The chances of getting seriously hurt by dangerous animals are extremely slim but anybody who does not actively enjoy the feeling of being in what is essentially an unpredictable wilderness might not appreciate the long, frequently noisy, nights in predator territory. The Kalahari lions were often in attendance and in most other parts of Botswana we were frequently visited by (far more dangerous) elephants. Barring serious insect phobia or extreme predator paranoia, however, few travellers find that they are unable to adapt to the ‘rigours’ of life on a well-prepared 4x4 safari.
The mornings would reveal some of the mysteries of those haunting nocturnal hours: vultures swooping down from their observation points, three miles up in an apparently empty sky; a half-eaten springbok carcase with ribs cracked by hyenas; the fresh prints of two nomadic lions looking for an opportunity to move in on the local boss. The signs in the sand could be read like the morning paper and Bart helped us to unfold the dramas of the night clue by clue. As I crouched on the savannah, photographing the recent tracks of the hunting pride, I could feel the hairs prickling the back of my neck…and was only slightly reassured to think that ‘Bart-swana’ and ‘Mad Mike’ were on the roof of the Land Rovers, scanning the scrub with binoculars. We did most of our wildlife watching from these mobile lookout posts and we soon developed the habit of eating breakfast and lunch on the roof of the Landy too.
We would awake before first light to set off for an early game-drive. We were in constant radio contact between the two vehicles and Bart would point out less obvious sightings that we would certainly have missed: the jerky movement in the grass that turned out to be a meerkat; the flick of a white-tipped tail that revealed a cheetah’s hiding place; the dappled shadows in an acacia that gave away the position of a female leopard with two cubs. Wherever the antelope and gazelles were to be found, the predators would not be far away and Bart would invariably climb up to analyse the herd's behaviour, looking for any telltale signs of tension or alertness.
Dawn is the best time to watch wildlife and we would cruise slowly until the rising sun started to drive the animals into shade. Then we would prepare some breakfast out of the back of the Land Rover and climb onto the roof to enjoy what could have been Africa’s remotest dining table, sometimes among mixed herds of a thousand springbok, gemsbok, hartebeest and wildebeest.
Although driving in the Kalahari bush demands concentration it was not a particularly intimidating off-road experience. Further north in Makgadikgadi Pans (known to the Bushmen as ‘place of water’), however, the driving got more technical as we side-slipped along swampy trails.

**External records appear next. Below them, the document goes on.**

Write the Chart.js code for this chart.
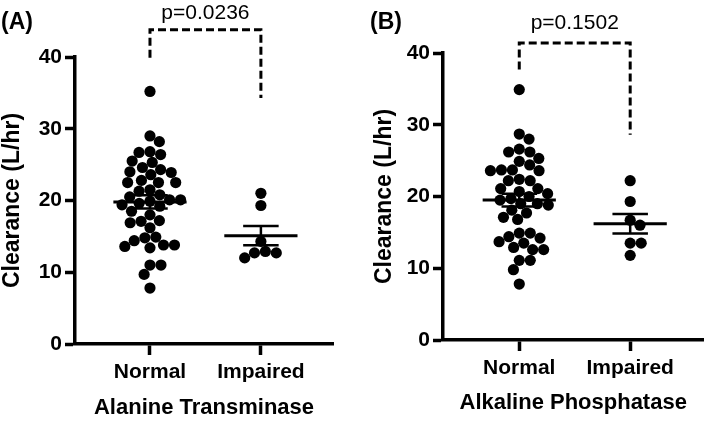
<!DOCTYPE html>
<html>
<head>
<meta charset="utf-8">
<script src="https://cdn.jsdelivr.net/npm/chart.js@4/dist/chart.umd.min.js"></script>
<style>
  body { margin: 0; background: #fff; }
  .panel { position: absolute; top: 0; height: 424px; }
</style>
</head>
<body>
<div class="panel" style="left:0;width:354px"><canvas id="chartA" width="354" height="424"></canvas></div>
<div class="panel" style="left:354px;width:355px"><canvas id="chartB" width="355" height="424"></canvas></div>
<script>
// data
var categories = ['Normal', 'Impaired'];
var yTitle = 'Clearance (L/hr)';
var yTicks = [0, 10, 20, 30, 40];

var altNormal = [35.2, 29.0, 28.2, 26.7, 26.8, 26.4, 25.5, 25.3, 24.6, 24.3, 24.0, 23.9, 23.6,
  22.5, 22.5, 22.5, 22.8, 21.5, 21.3, 20.8, 20.5, 20.1, 20.1, 19.9, 19.6, 19.4, 19.2,
  18.5, 18.0, 17.1, 17.2, 16.9, 16.2, 14.4, 14.8, 14.9, 13.4, 13.8, 13.6, 13.8,
  11.0, 11.0, 9.7, 7.8];
var altImpaired = [21.0, 19.3, 14.3, 12.0, 12.9, 12.7, 12.7];
var altMean = [19.8, 15.1];
var altSem = [0.93, 1.35];

var alpNormal = [34.9, 28.7, 28.0, 26.2, 26.2, 26.6, 25.3, 24.9, 24.4, 23.7, 23.7, 23.6, 23.6,
  22.2, 22.2, 22.4, 21.1, 21.1, 20.7, 20.4, 20.0, 19.7, 19.5, 19.0, 19.0, 18.8,
  18.1, 17.7, 17.1, 16.8, 14.9, 14.9, 14.4, 14.2, 13.7, 13.5, 12.9, 12.6, 12.6,
  11.1, 11.1, 9.8, 7.8];
var alpImpaired = [22.2, 19.3, 16.7, 16.0, 13.5, 13.5, 11.8];
var alpMean = [19.5, 16.2];
var alpSem = [0.9, 1.35];

// significance brackets: left foot, top, right foot
var bracketA = [39.9, 43.8, 34.3];
var bracketB = [37.7, 41.4, 28.6];

var FONT = '"Liberation Sans", Arial, sans-serif';

var panelText = {
  id: 'panelText',
  afterDraw: function(chart, args, o) {
    var ctx = chart.ctx;
    var xs = chart.scales.x, ys = chart.scales.y;
    ctx.save();
    ctx.fillStyle = '#000';
    ctx.textBaseline = 'middle';
    ctx.textAlign = 'left';
    ctx.font = 'bold 23px ' + FONT;
    ctx.fillText(o.label, o.labelX, 23);
    ctx.textAlign = 'center';
    ctx.font = '21px ' + FONT;
    ctx.fillText(o.p, xs.getPixelForValue(1.5), ys.getPixelForValue(o.top) - o.pGap);
    ctx.restore();
  }
};

function seg(x0, y0, x1, y1, w, dash) {
  return {
    data: [{x: x0, y: y0}, {x: x1, y: y1}],
    showLine: true, borderColor: '#000', borderWidth: w,
    borderDash: dash || [], pointRadius: 0, clip: false, order: 1
  };
}

function dots(values, cat) {
  return {
    data: values.map(function(v) { return {x: cat, y: v}; }),
    showLine: false, pointRadius: 5.6, pointBackgroundColor: '#000',
    pointBorderWidth: 0, pointHoverRadius: 5.6, order: 2
  };
}

// beeswarm offsets in px, top to bottom, nearest free spot to the centre
function swarm(values, pxPerValue, gap) {
  var idx = values.map(function(v, i) { return i; })
    .sort(function(a, b) { return values[b] - values[a]; });
  var placed = [], offs = [];
  idx.forEach(function(i) {
    var y = values[i] * pxPerValue;
    var cands = [0];
    placed.forEach(function(p) {
      var dy = Math.abs(p.y - y);
      if (dy < gap) {
        var w = Math.sqrt(gap * gap - dy * dy);
        cands.push(p.x + w, p.x - w);
      }
    });
    cands.sort(function(a, b) { return Math.abs(a) - Math.abs(b); });
    var best = cands.find(function(c) {
      return placed.every(function(p) { return Math.hypot(p.x - c, p.y - y) >= gap - 1e-6; });
    });
    placed.push({x: best, y: y});
    offs[i] = best;
  });
  return offs;
}

function makePanel(id, L, groups, mean, sem, bracket) {
  var meanHalf = 0.33, capHalf = 0.16;
  var sets = [dots(groups[0], 1), dots(groups[1], 2)];
  [1, 2].forEach(function(c, i) {
    sets.push(seg(c - meanHalf, mean[i], c + meanHalf, mean[i], 3));
    sets.push(seg(c - capHalf, mean[i] + sem[i], c + capHalf, mean[i] + sem[i], 2.5));
    sets.push(seg(c - capHalf, mean[i] - sem[i], c + capHalf, mean[i] - sem[i], 2.5));
    sets.push(seg(c, mean[i] - sem[i], c, mean[i] + sem[i], 2.5));
  });
  sets.push({
    data: [{x: 1, y: bracket[0]}, {x: 1, y: bracket[1]}, {x: 2, y: bracket[1]}, {x: 2, y: bracket[2]}],
    showLine: true, borderColor: '#000', borderWidth: 3, borderDash: [8, 4],
    pointRadius: 0, clip: false, order: 1
  });

  var chart = new Chart(document.getElementById(id), {
    type: 'scatter',
    data: {datasets: sets},
    plugins: [panelText],
    options: {
      responsive: false, animation: false, devicePixelRatio: 1,
      layout: {padding: {top: L.top, right: L.right, left: 0, bottom: 0}},
      events: [],
      plugins: {
        legend: {display: false}, tooltip: {enabled: false},
        panelText: {label: L.label, labelX: L.labelX, p: L.p, top: bracket[1], pGap: L.pGap}
      },
      scales: {
        x: {
          type: 'linear', min: L.xMin, max: L.xMax,
          afterBuildTicks: function(s) { s.ticks = [{value: 1}, {value: 2}]; },
          afterFit: function(s) { s.height = 424 - L.bottom; },
          border: {display: true, color: '#000', width: 3.5},
          grid: {display: true, drawOnChartArea: false, drawTicks: true, tickLength: 11, tickWidth: 3.5, tickColor: '#000'},
          ticks: {
            callback: function(v, i) { return categories[i]; },
            font: {family: FONT, size: 21, weight: 'bold'}, color: '#000',
            padding: 5, maxRotation: 0, autoSkip: false
          },
          title: {display: true, text: L.xTitle, color: '#000',
            font: {family: FONT, size: 22, weight: 'bold', lineHeight: 1},
            padding: {top: 0, bottom: L.xTitlePad}}
        },
        y: {
          min: 0, max: 40,
          afterBuildTicks: function(s) { s.ticks = yTicks.map(function(v) { return {value: v}; }); },
          afterFit: function(s) { s.width = L.left; },
          border: {display: true, color: '#000', width: 3.5},
          grid: {display: true, drawOnChartArea: false, drawTicks: true, tickLength: 10, tickWidth: 3.5, tickColor: '#000'},
          ticks: {font: {family: FONT, size: 21, weight: 'bold'}, color: '#000', padding: 3},
          title: {display: true, text: yTitle, color: '#000',
            font: {family: FONT, size: 23, weight: 'bold', lineHeight: 1},
            padding: {top: L.yTitlePad, bottom: 0}}
        }
      }
    }
  });

  // spread the dots sideways once the scales are known
  var xs = chart.scales.x, ys = chart.scales.y;
  var pxCat = xs.getPixelForValue(2) - xs.getPixelForValue(1);
  var pxVal = Math.abs(ys.getPixelForValue(1) - ys.getPixelForValue(0));
  [0, 1].forEach(function(g) {
    var offs = swarm(groups[g], pxVal, 11);
    chart.data.datasets[g].data.forEach(function(pt, k) { pt.x = g + 1 + offs[k] / pxCat; });
  });
  chart.update('none');
  return chart;
}

makePanel('chartA',
  {top: 57, right: 21, bottom: 344, left: 75, xMin: 0.324, xMax: 2.65,
   xTitle: 'Alanine Transminase', xTitlePad: 5, yTitlePad: 1,
   label: '(A)', labelX: 1, p: 'p=0.0236', pGap: 17},
  [altNormal, altImpaired], altMean, altSem, bracketA);

makePanel('chartB',
  {top: 53, right: 3, bottom: 340, left: 89, xMin: 0.3125, xMax: 2.66,
   xTitle: 'Alkaline Phosphatase', xTitlePad: 10, yTitlePad: 19,
   label: '(B)', labelX: 16, p: 'p=0.1502', pGap: 20},
  [alpNormal, alpImpaired], alpMean, alpSem, bracketB);
</script>
</body>
</html>
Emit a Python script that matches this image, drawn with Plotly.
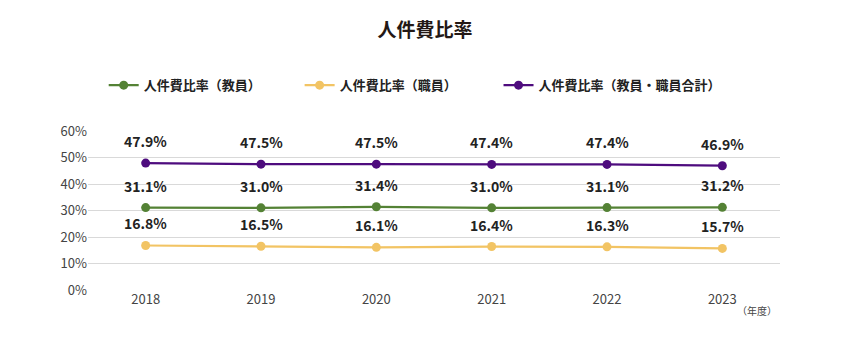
import plotly.graph_objects as go

PCT = chr(37)
years = ["2018", "2019", "2020", "2021", "2022", "2023"]
faculty = [31.1, 31.0, 31.4, 31.0, 31.1, 31.2]
staff = [16.8, 16.5, 16.1, 16.4, 16.3, 15.7]
total = [47.9, 47.5, 47.5, 47.4, 47.4, 46.9]
series_names = ["人件費比率（教員）", "人件費比率（職員）", "人件費比率（教員・職員合計）"]
colors = ["#548235", "#f2c464", "#4e0c7e"]
y_ticks = [0, 10, 20, 30, 40, 50, 60]

FONT = "Noto Sans CJK JP"
legend_ids = ["legend", "legend2", "legend3"]
legend_x = [0.122, 0.3525, 0.5865]

fig = go.Figure()
annotations = []
for name, vals, col, lid in zip(series_names, [faculty, staff, total], colors, legend_ids):
    fig.add_trace(go.Scatter(
        x=years, y=vals, name=name, mode="lines+markers",
        line=dict(color=col, width=2.2),
        marker=dict(color=col, size=9),
        legend=lid,
    ))
    for i, yv in enumerate(vals):
        annotations.append(dict(
            x=i, y=yv, xref="x", yref="y",
            text="<b>" + "{:.1f}".format(yv) + PCT + "</b>",
            showarrow=False, yshift=22, yanchor="middle",
            font=dict(family=FONT, size=14, color="#222222"),
        ))

annotations.append(dict(
    x=len(years) - 1, xref="x", y=0, yref="y", yshift=-20, xshift=13,
    text="（年度）", showarrow=False, xanchor="left", yanchor="middle",
    font=dict(family=FONT, size=10, color="#444444"),
))

legend_common = dict(orientation="h", xref="container", y=0.753, yref="container",
                     xanchor="left", yanchor="middle",
                     font=dict(family=FONT, size=13, color="#222222", weight="bold"),
                     itemwidth=30, bgcolor="rgba(0,0,0,0)")

fig.update_layout(
    width=850, height=345,
    margin=dict(l=88, r=70, t=131, b=55),
    paper_bgcolor="white", plot_bgcolor="white",
    font=dict(family=FONT, color="#333333"),
    title=dict(text="<b>人件費比率</b>", x=0.5, xanchor="center", y=0.912, yanchor="middle",
               font=dict(family=FONT, size=19, color="#231815")),
    legend=dict(x=legend_x[0], **legend_common),
    legend2=dict(x=legend_x[1], **legend_common),
    legend3=dict(x=legend_x[2], **legend_common),
    showlegend=True,
    annotations=annotations,
    xaxis=dict(type="category", range=[-0.5, 5.5], showgrid=False, showline=False,
               ticks="", tickfont=dict(family=FONT, size=13, color="#444444"), fixedrange=True),
    yaxis=dict(range=[0, 60], tickmode="array", tickvals=y_ticks,
               ticktext=[str(v) + PCT for v in y_ticks], showgrid=True,
               gridcolor="#d9d9d9", gridwidth=1, zeroline=False, showline=False,
               tickfont=dict(family=FONT, size=13, color="#444444"), ticks="", ticklen=0),
)
fig.write_html("out.html")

Further north still, along Selinda Spillway, Linyanti Swamps and Chobe National Park the elephants did what they could to add some drama to our stints behind the wheel. Botswana has a serious elephant overpopulation problem and herds of up to four hundred dominate vast areas of the country. Bart was mock-charged in the lead Land Rover several times and once an enraged bull elephant put in a serious charge that sent both vehicles fleeing back up the trail in reverse.
It is often notoriously difficult to distinguish between a mock charge and a real one when three tonnes of angry pachyderm is bearing down on you.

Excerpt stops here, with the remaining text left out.